From the comfort of her family to the terror of revolution, war and exile, Olga's Story is the heartbreaking tale of the author's grandmother.
PUBLISHERS WEEKLY
Williams remembers her grandmother Olga as a warm woman with a sense of humor, but also as a "formidable presence," with "an air of authority, a confidence in her own judgment." In this event-filled biography, Williams, who has been a journalist with the Sunday Times of London, tells of the turbulent life behind that imperious facade. Olga Yunter (1900 1974) had a childhood of relative comfort in her native Siberia, thanks to her father, an enterprising merchant who traded with China.
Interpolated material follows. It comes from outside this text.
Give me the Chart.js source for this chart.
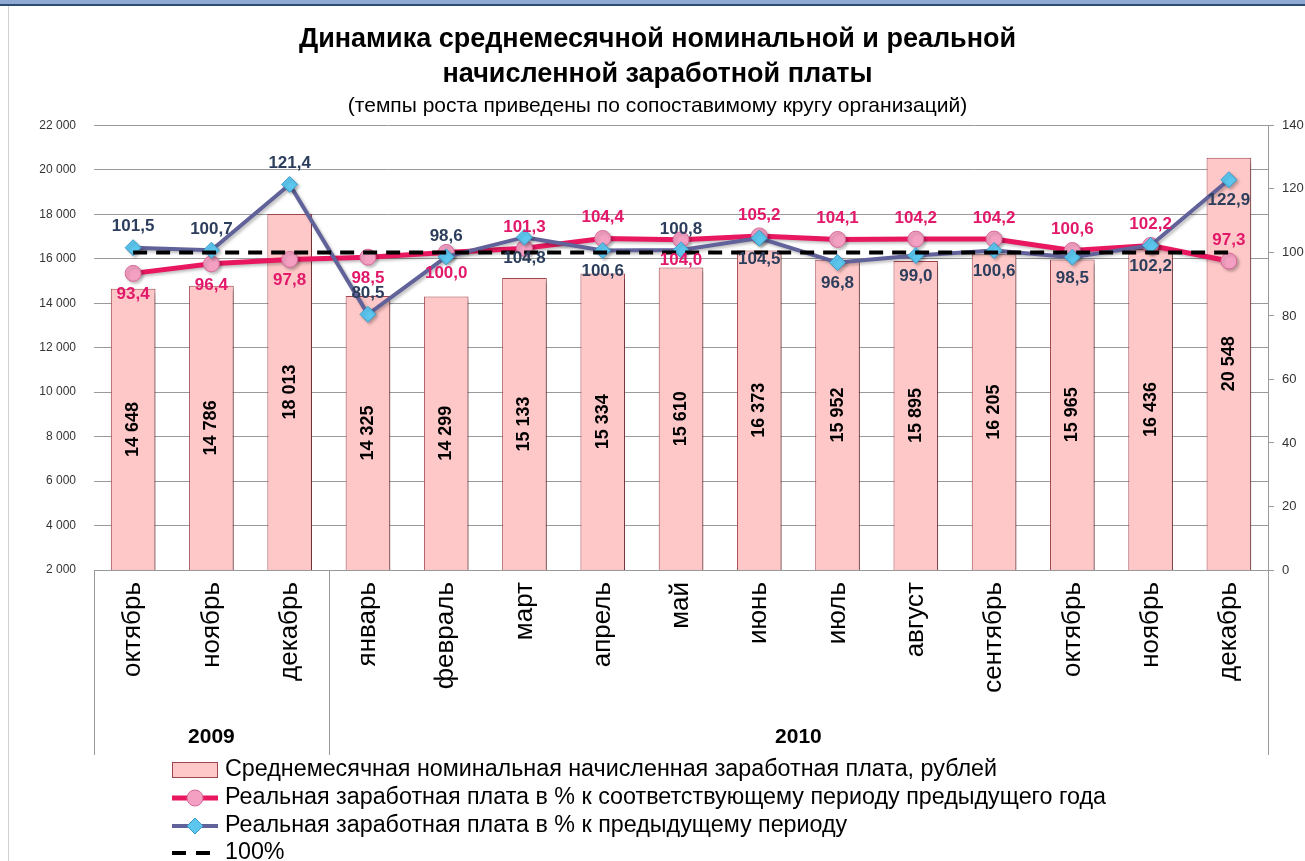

But two of her brothers were killed for opposing the Bolsheviks, and for her own anti-Bolshevik activities she had to flee across the border to China, at the age of 20. There, to achieve some sense of security, she married a man she didn't love, but in 1938 had to flee again with her daughter, this time to Canada, to escape the brutal Japanese occupation. (Her husband, Fred, who was British, spent the war in Japanese prison camps.) Drawing on printed records, letters, memoirs and conversations with Olga and other family members, Williams succeeds in evoking pre WWI Siberia and Tientsin, China. But despite her careful attention to the details of her grandmother's dramatic life, Williams doesn't dig down to Olga's personality or feelings, thus failing to bring Olga herself to life. Illus. Maps not seen by PW.